LE REAZIONI. E qui entra in ballo l’altro numero: 26. Ventisei come i milioni che la Rai risparmierebbe qualora decidesse di organizzare il suo nuovo Festival a Roma. Dove? All’Auditorium Parco della Musica. La suggestione l’ha lanciata dalle pagine de Il Messaggero l’ad di Fondazione Musica per Roma, che gestisce l’Auditorium progettato da Renzo Piano, Raffaele Ranucci: «Quale miglior posto, per il festival della musica italiana, se non il Parco della Musica di Roma?». «Una domanda che meriterebbe risposta, magari accompagnata da un bilancio dei costi e delle trasferte», ha commentato Michele Anzaldi, per dieci anni in commissione di vigilanza Rai. Secondo le stime, il Festival di Sanremo costa all’azienda circa 20 milioni di euro per edizione: una cifra che include i costi di produzione e le spese organizzative (hotel, logistica, trasporti ecc.). A questo dato bisogna aggiungere i 6,5 milioni che il Comune di Sanremo, forte della sentenza del Tar che lo scorso dicembre ha stabilito che l’organizzazione della kermesse dovrà essere assegnata tramite un bando anziché essere affidata direttamente alla Rai, chiede a viale Mazzini per la concessione del marchio. Denaro pubblico che, organizzando il Festival nella Capitale, la tv di Stato risparmierebbe. Il Parco della Musica è abituato a confrontarsi con eventi muscolari: dal 2006 il complesso ospita la Festa del Cinema di Roma, che solo lo scorso anno ha registrato oltre 109 mila presenze in dodici giorni (per il Festival di Sanremo 2025 dall’11 al 15 febbraio sono state invece pari a 35 mila le presenze turistiche nella città ligure). «I limiti di Sanremo sono sotto gli occhi di tutti. Dalla logistica al teatro non più adatto, fino ad arrivare ai costi in continuo aumento. Rai potrebbe investire ciò che oggi mette nella convenzione con il Comune in un grande evento, anche a Roma. Perché no?», fa sapere Enzo Mazza di Fimi, Federazione Industria Musicale Italiana, che rappresenta circa 2.500 imprese.

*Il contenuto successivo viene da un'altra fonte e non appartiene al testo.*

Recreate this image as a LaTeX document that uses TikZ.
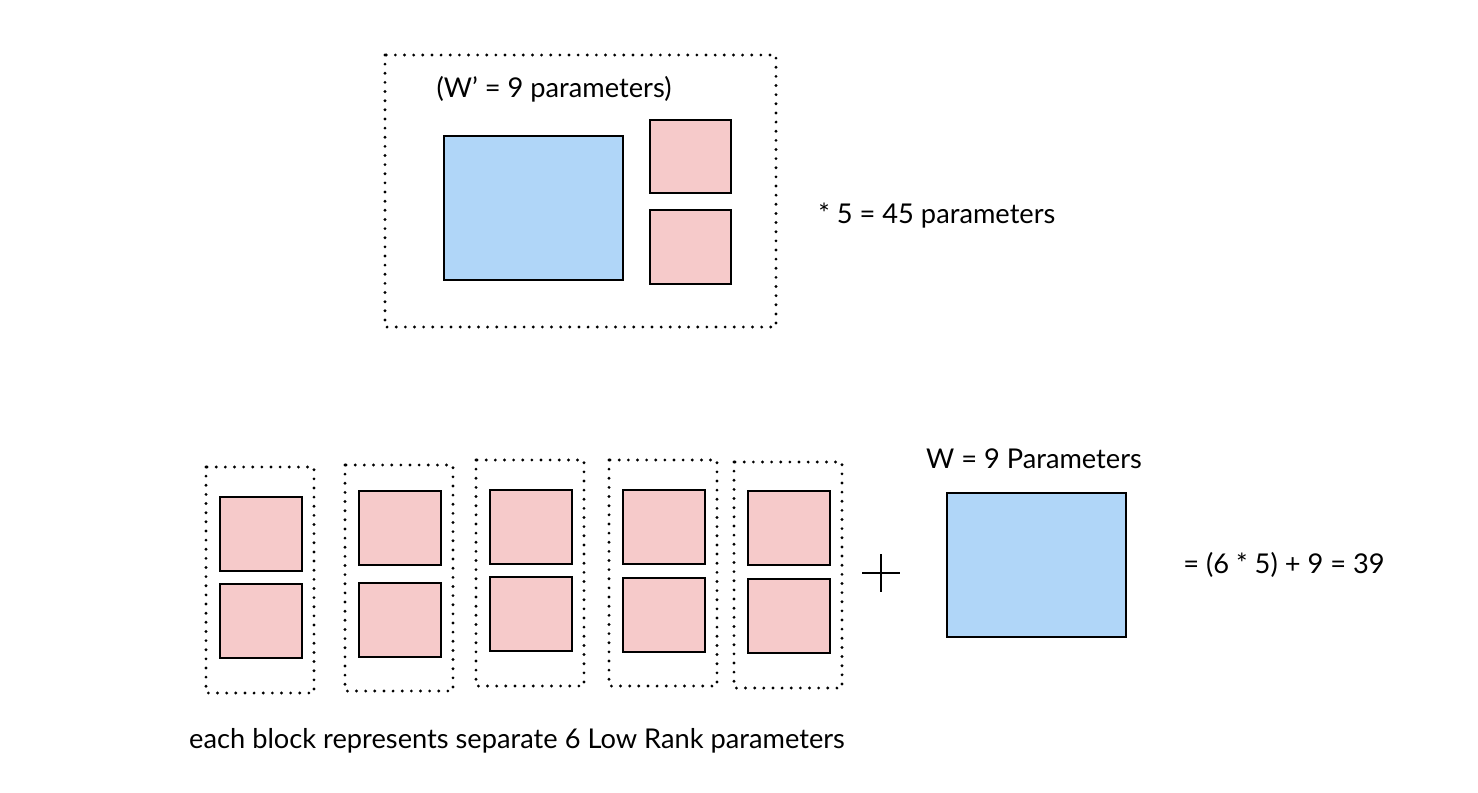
\documentclass[tikz,border=0pt]{standalone}
\usepackage{fontspec}
\setmainfont{Lato}
\usepackage{xcolor}
\definecolor{lowrank}{HTML}{F6CACA}
\definecolor{weight}{HTML}{B0D6F8}
\begin{document}
\begin{tikzpicture}[x=0.02cm,y=-0.02cm,
            dotbox/.style={line width=1.8pt, line cap=round, dash pattern=on 0pt off 5.2pt},
            pink/.style={draw, line width=1.1pt, fill=lowrank},
            blue/.style={draw, line width=1.1pt, fill=weight},
            txt/.style={font=\fontsize{15.5}{18}\selectfont, inner sep=0pt}]
        \useasboundingbox (0,0) rectangle (1478,792);
        % merged block
        \draw[dotbox] (385,55) rectangle (776,327);
        \node[txt] (wprime) at (554,89) {(W' = 9 parameters)};
        \draw[blue] (444,136) rectangle (623,280);
        \draw[pink] (650,120) rectangle (731,193);
        \draw[pink] (650,210) rectangle (731,284);
        \node[txt, anchor=west] (total) at (818,216) {* 5 = 45 parameters};

        % separate low rank blocks
        \foreach \bx/\by/\ty/\ly in {206/467/497/584, 345/465/491/583, 476/460/490/577, 609/460/490/578, 734/462/491/579} {
            \draw[dotbox] (\bx,\by) rectangle ++(108,226);
            \draw[pink] (\bx+14,\ty) rectangle ++(82,74);
            \draw[pink] (\bx+14,\ly) rectangle ++(82,74);
        }
        \draw[line width=1.1pt] (862,573) -- (900,573) (881,554) -- (881,592);
        \node[txt] (wlabel) at (1034,459) {W = 9 Parameters};
        \draw[blue] (947,493) rectangle (1126,637);
        \node[txt, anchor=west] (sum) at (1183,565) {= (6 * 5) + 9 = 39};
        \node[txt] (caption) at (517,741) {each block represents separate 6 Low Rank parameters};
    \end{tikzpicture}
\end{document}
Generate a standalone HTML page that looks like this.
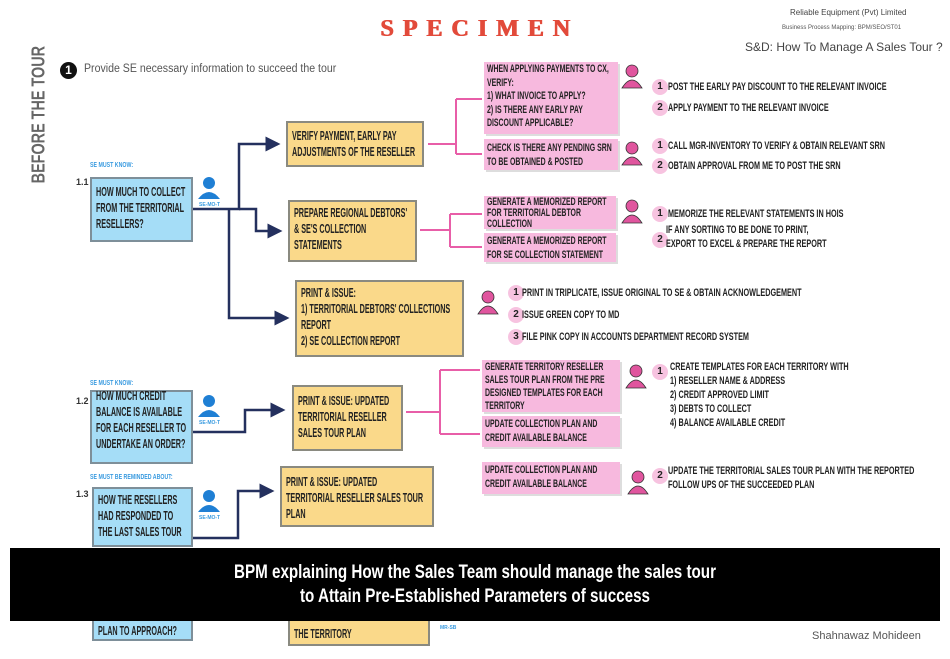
<!DOCTYPE html>
<html><head><meta charset="utf-8"><style>
body{margin:0;width:950px;height:659px;background:#fff;position:relative;overflow:hidden;font-family:"Liberation Sans",sans-serif}
.a{position:absolute}
.t{font-weight:bold;color:#222;font-size:11px;line-height:14px;text-transform:uppercase}
.n{width:180%;transform:scaleX(.555);transform-origin:left top}
.pink .n{width:158%;transform:scaleX(.63)}
.s{white-space:nowrap;transform:scaleX(.66);transform-origin:left top}
.blue{background:#a5ddf7;border:2px solid #7e8f99;box-sizing:border-box;padding:6px 4px}
.yel{background:#fad98a;border:2px solid #8a8a80;box-sizing:border-box;padding:6px 4px}
.pink{background:#f7b9de;box-sizing:border-box;padding:1px 3px;box-shadow:2px 2px 0 #ddd}
.c{width:16px;height:16px;border-radius:50%;background:#f7c3e0;font-size:10px;font-weight:bold;text-align:center;line-height:16px;color:#222}
.lbl{font-size:5px;color:#3a9be0;font-weight:bold}
.st{font-size:7px;color:#3a9be0;font-weight:bold;white-space:nowrap;transform:scaleX(.75);transform-origin:left top}
.big{line-height:16px;font-size:13px}
</style></head><body>
<div class="a" style="left:380px;top:16px;font-family:'Liberation Serif',serif;font-size:24px;font-weight:bold;color:#e24a3a;letter-spacing:9px;text-shadow:1px 0 #e24a3a">SPECIMEN</div>
<div class="a" style="left:790px;top:8px;font-size:8px;color:#444">Reliable Equipment (Pvt) Limited</div>
<div class="a" style="left:782px;top:25px;font-size:6px;color:#555">Business Process Mapping: BPM/SEO/ST01</div>
<div class="a" style="left:745px;top:40px;font-size:12px;color:#444;white-space:nowrap">S&amp;D: How To Manage A Sales Tour ?</div>
<div class="a" style="left:-36px;top:115px;width:150px;transform:rotate(-90deg);font-size:18px;font-weight:bold;color:#666;text-align:center;white-space:nowrap"><span style="display:inline-block;transform:scaleX(.8)">BEFORE THE TOUR</span></div>
<div class="a" style="left:60px;top:62px;width:17px;height:17px;border-radius:50%;background:#111;color:#fff;font-size:12px;font-weight:bold;text-align:center;line-height:17px">1</div>
<div class="a" style="left:84px;top:63px;font-size:11.5px;color:#555;white-space:nowrap;transform:scaleX(.92);transform-origin:left top">Provide SE necessary information to succeed the tour</div>

<svg class="a" style="left:0;top:0" width="950" height="659">
<defs><marker id="ar" markerWidth="6" markerHeight="6" refX="5" refY="3" orient="auto"><path d="M0,0L6,3L0,6z" fill="#24305e"/></marker></defs>
<g fill="none" stroke="#24305e" stroke-width="2.5">
<path d="M193,209H239V144H278" marker-end="url(#ar)"/>
<path d="M239,209H256V231H280" marker-end="url(#ar)"/>
<path d="M229,209V318H287" marker-end="url(#ar)"/>
<path d="M193,432H245V410H283" marker-end="url(#ar)"/>
<path d="M193,538H238V491H272" marker-end="url(#ar)"/>
</g>
<g fill="none" stroke="#e85ea8" stroke-width="2">
<path d="M428,144H456M456,99V154M456,99H482M456,154H482"/>
<path d="M420,230H450M450,214V247M450,214H482M450,247H482"/>
<path d="M406,412H440M440,370V434M440,370H480M440,434H480"/>
</g>
</svg>

<div class="a st" style="left:90px;top:162px">SE MUST KNOW:</div>
<div class="a" style="left:76px;top:177px;font-size:9px;font-weight:bold;color:#333">1.1</div>
<div class="a blue t big" style="left:90px;top:177px;width:103px;height:65px;padding-top:5px"><div class="n">How much to collect from the territorial resellers?</div></div>

<div class="a yel t big" style="left:286px;top:121px;width:138px;height:46px;padding-top:5px"><div class="n">Verify payment, early pay adjustments of the reseller</div></div>
<div class="a yel t big" style="left:288px;top:200px;width:129px;height:62px;padding-top:3px"><div class="n">Prepare regional debtors' &amp; SE's collection statements</div></div>
<div class="a yel t big" style="left:295px;top:280px;width:169px;height:77px;padding-top:3px"><div class="n">Print &amp; issue:<br>1) territorial debtors' collections report<br>2) SE collection report</div></div>

<div class="a pink t" style="left:484px;top:62px;width:134px;height:72px;line-height:13.5px"><div class="n">When applying payments to CX, verify:<br>1) what invoice to apply?<br>2) is there any early pay discount applicable?</div></div>
<div class="a pink t" style="left:484px;top:139px;width:134px;height:31px;padding-top:2px"><div class="n">Check is there any pending SRN to be obtained &amp; posted</div></div>
<div class="a pink t" style="left:484px;top:196px;width:132px;height:33px;line-height:11px"><div class="n">Generate a memorized report for territorial debtor collection</div></div>
<div class="a pink t" style="left:484px;top:233px;width:132px;height:29px"><div class="n">Generate a memorized report for SE collection statement</div></div>

<div class="a pink t" style="left:482px;top:360px;width:138px;height:52px;line-height:13px"><div class="n">Generate territory reseller sales tour plan from the pre designed templates for each territory</div></div>
<div class="a pink t" style="left:482px;top:416px;width:138px;height:31px"><div class="n">Update collection plan and credit available balance</div></div>
<div class="a pink t" style="left:482px;top:462px;width:138px;height:32px"><div class="n">Update collection plan and credit available balance</div></div>

<div class="a st" style="left:90px;top:380px">SE MUST KNOW:</div>
<div class="a" style="left:76px;top:396px;font-size:9px;font-weight:bold;color:#333">1.2</div>
<div class="a blue t big" style="left:90px;top:390px;width:103px;height:74px;padding-top:0"><div class="n" style="margin-top:-4px">How much credit balance is available for each reseller to undertake an order?</div></div>
<div class="a yel t big" style="left:292px;top:385px;width:111px;height:66px"><div class="n">Print &amp; issue: updated territorial reseller sales tour plan</div></div>

<div class="a st" style="left:90px;top:474px">SE MUST BE REMINDED ABOUT:</div>
<div class="a" style="left:76px;top:489px;font-size:9px;font-weight:bold;color:#333">1.3</div>
<div class="a blue t big" style="left:92px;top:487px;width:101px;height:60px;padding-top:3px"><div class="n">How the resellers had responded to the last sales tour</div></div>
<div class="a yel t big" style="left:280px;top:466px;width:154px;height:61px"><div class="n">Print &amp; issue: updated<br>territorial reseller sales tour plan</div></div>

<div class="a blue t big" style="left:92px;top:615px;width:101px;height:26px;padding-top:6px"><div class="n">Plan to approach?</div></div>
<div class="a yel t big" style="left:288px;top:615px;width:142px;height:31px;padding-top:9px"><div class="n">The territory</div></div>
<div class="a lbl" style="left:440px;top:625px">MR-SB</div>
<div class="a" style="left:812px;top:630px;font-size:11px;color:#555">Shahnawaz Mohideen</div>

<svg class="a" style="left:0;top:0" width="950" height="659">
<g fill="#1f7fd4"><circle cx="209" cy="183" r="6"/><path d="M198,199q11-14,22,0z"/>
<circle cx="209" cy="401" r="6"/><path d="M198,417q11-14,22,0z"/>
<circle cx="209" cy="496" r="6"/><path d="M198,512q11-14,22,0z"/></g>
<g fill="#e0559e" stroke="#333" stroke-width="0.8">
<circle cx="632" cy="71" r="6"/><path d="M622,88q10-16,20,0z"/>
<circle cx="632" cy="148" r="6"/><path d="M622,165q10-16,20,0z"/>
<circle cx="632" cy="206" r="6"/><path d="M622,223q10-16,20,0z"/>
<circle cx="488" cy="297" r="6"/><path d="M478,314q10-16,20,0z"/>
<circle cx="636" cy="371" r="6"/><path d="M626,388q10-16,20,0z"/>
<circle cx="638" cy="477" r="6"/><path d="M628,494q10-16,20,0z"/>
</g></svg>
<div class="a lbl" style="left:199px;top:202px">SE-MO-T</div>
<div class="a lbl" style="left:199px;top:420px">SE-MO-T</div>
<div class="a lbl" style="left:199px;top:515px">SE-MO-T</div>

<div class="a c" style="left:652px;top:79px">1</div><div class="a t s" style="left:668px;top:80px">Post the early pay discount to the relevant invoice</div>
<div class="a c" style="left:652px;top:100px">2</div><div class="a t s" style="left:668px;top:101px">Apply payment to the relevant invoice</div>
<div class="a c" style="left:652px;top:138px">1</div><div class="a t s" style="left:668px;top:139px">Call MGR-inventory to verify &amp; obtain relevant SRN</div>
<div class="a c" style="left:652px;top:158px">2</div><div class="a t s" style="left:668px;top:159px">Obtain approval from ME to post the SRN</div>
<div class="a c" style="left:652px;top:206px">1</div><div class="a t s" style="left:668px;top:207px">Memorize the relevant statements in HOIS</div>
<div class="a c" style="left:652px;top:232px">2</div><div class="a t s" style="left:666px;top:223px">If any sorting to be done to print,<br>export to excel &amp; prepare the report</div>
<div class="a c" style="left:508px;top:285px">1</div><div class="a t s" style="left:522px;top:286px">Print in triplicate, issue original to SE &amp; obtain acknowledgement</div>
<div class="a c" style="left:508px;top:307px">2</div><div class="a t s" style="left:522px;top:308px">Issue green copy to MD</div>
<div class="a c" style="left:508px;top:329px">3</div><div class="a t s" style="left:522px;top:330px">File pink copy in accounts department record system</div>
<div class="a c" style="left:652px;top:364px">1</div><div class="a t s" style="left:670px;top:360px">Create templates for each territory with<br>1) reseller name &amp; address<br>2) credit approved limit<br>3) debts to collect<br>4) balance available credit</div>
<div class="a c" style="left:652px;top:468px">2</div><div class="a t s" style="left:668px;top:464px">Update the territorial sales tour plan with the reported<br>follow ups of the succeeded plan</div>

<div class="a" style="left:10px;top:548px;width:930px;height:73px;background:#000;color:#fff;text-align:center;font-size:19px;font-weight:bold;line-height:24px;padding-top:13px;box-sizing:border-box"><div style="transform:scaleX(.8)">BPM explaining How the Sales Team should manage the sales tour<br>to Attain Pre-Established Parameters of success</div></div>
</body></html>
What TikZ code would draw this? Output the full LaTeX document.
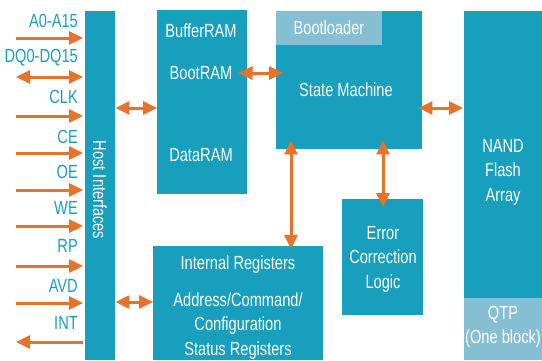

GLI ARTISTI. «Roma è Caput Mundi, no? Meglio a Roma che da nessuna parte», dice la sua Al Bano, quindici volte in gara alla kermesse, che vinse nel 1984 con Ci sarà insieme a Romina Power. «L’Auditorium è un posto in cui si respira grande musica: ci ho ascoltato molti dei miei colleghi. Mi comprerò il biglietto e andrò a vedere qualche serata del nuovo Festival in platea. Certo, potrebbe esserci un po’ di malinconia legata al passato. Ma di eterno non c’è niente», commenta Gigliola Cinquetti, veronese di nascita ma romana d’adozione, che con Non ho l’età (vinse nel 1964) e Dio, come ti amo (altra vittoria nel 1966, in coppia con Domenico Modugno) ha fatto la storia di Sanremo. «La location non è determinante: parla uno che al Festival spopolò quando neppure si svolse all’Ariston, ma al Palafiori, nel 1990, l’anno di Vattene amore. Da romano sarei felice: Roma è capace di tutto», le fa eco Amedeo Minghi, otto volte in gara a Sanremo. Gli ampi spazi dell’Auditorium – il complesso polivalente si estende su un’area di 55 mila metri quadri – consentirebbero a manovalanze e tecnici maggiore agilità rispetto agli spazi dell’Ariston: «Sarebbe una sfida emozionante per chi ci lavora – commenta Stefano Vicario, regista romano dietro alle telecamere del Festival per nove edizioni, l’ultima nel 2024 – l’Ariston è un tempio, ma è complicato muoversi lì per come oggi si fa la tv. La Rai ha i mezzi e gli uomini per fare quello che vuole».